Functions that return another function in Swift

Ola,

Let's say that there is a function named

fnOuter(name:String, mks:Double...)
. I want this function to return another function which I could separately write like
fnInner(msg:String)->(String, Double, Double, Character)
. How one could achieve this?
I am a newbie to Swift and tried out the following. But ultimately it ends up with
function 'std' was used as a property; add () to call it
thrown by the Swift compiler. What am I doing wrong here? How could I fix this? Or is this even possible?

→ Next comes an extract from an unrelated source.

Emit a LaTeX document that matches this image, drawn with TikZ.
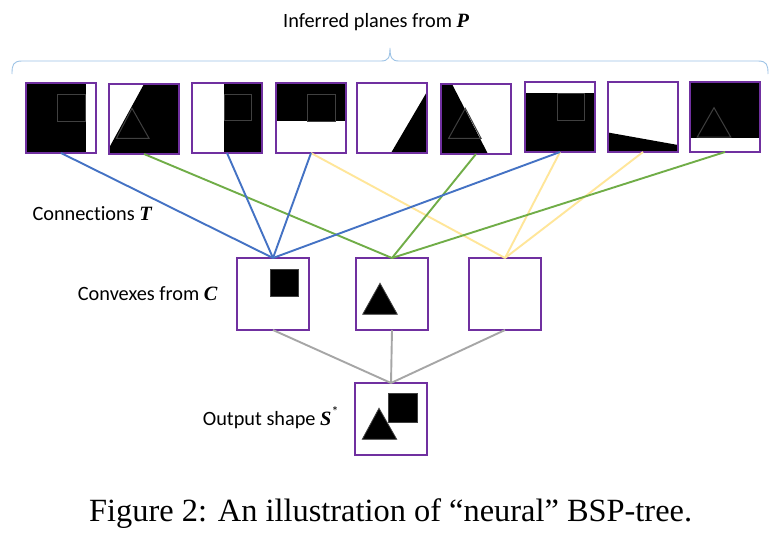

func fnRetFn(name:String, mks:Double...) -> (() -> ((String, Double, Double, Character))){
var msg = "Hello " + String(name) + "!"

func calculate() -> (String, Double, Double, Character){
var total:Double = 0.0
var i: Double = 0.0
for mk in mks{
total += mk
i += 1
}

var avg = total / i

var grd : Character
if avg >= 75.0{
grd = "A"
}

else if avg >= 55.0{
grd = "B"
}

else{
grd = "F"
}

return (msg, total, avg, grd)
}

return calculate
}

var outputFn = fnRetFn(name:"Mike", mks:75.3, 87.2)
var std = outputFn
print("\(std.0)")
print("\(std.1)")
print("\(std.2)")
print("\(std.3)")


Edit 1
Please note that the fnInner(msg:String) should return a tuple, not another function.

Answer

With

var outputFn = fnRetFn(name:"Mike", mks:75.3, 87.2)
var std = outputFn

both outputFn and std are references to the same function which was returned by fnRetFn(...):

print(std) // (Function)

To call the function you'll have to append the argument list in parentheses. For a function taking no arguments that is the empty list ():

var outputFn = fnRetFn(name:"Mike", mks:75.3, 87.2)
var std = outputFn()

And now std is the tuple returned from calling the "inner" function:

print(std) // ("Hello Mike!", 162.5, 81.25, "A")
print(std.0, std.1, std.2, std.3) // Hello Mike! 162.5 81.25 A

(Unrelated to your problem, but note that both variables should be constants declared with let.)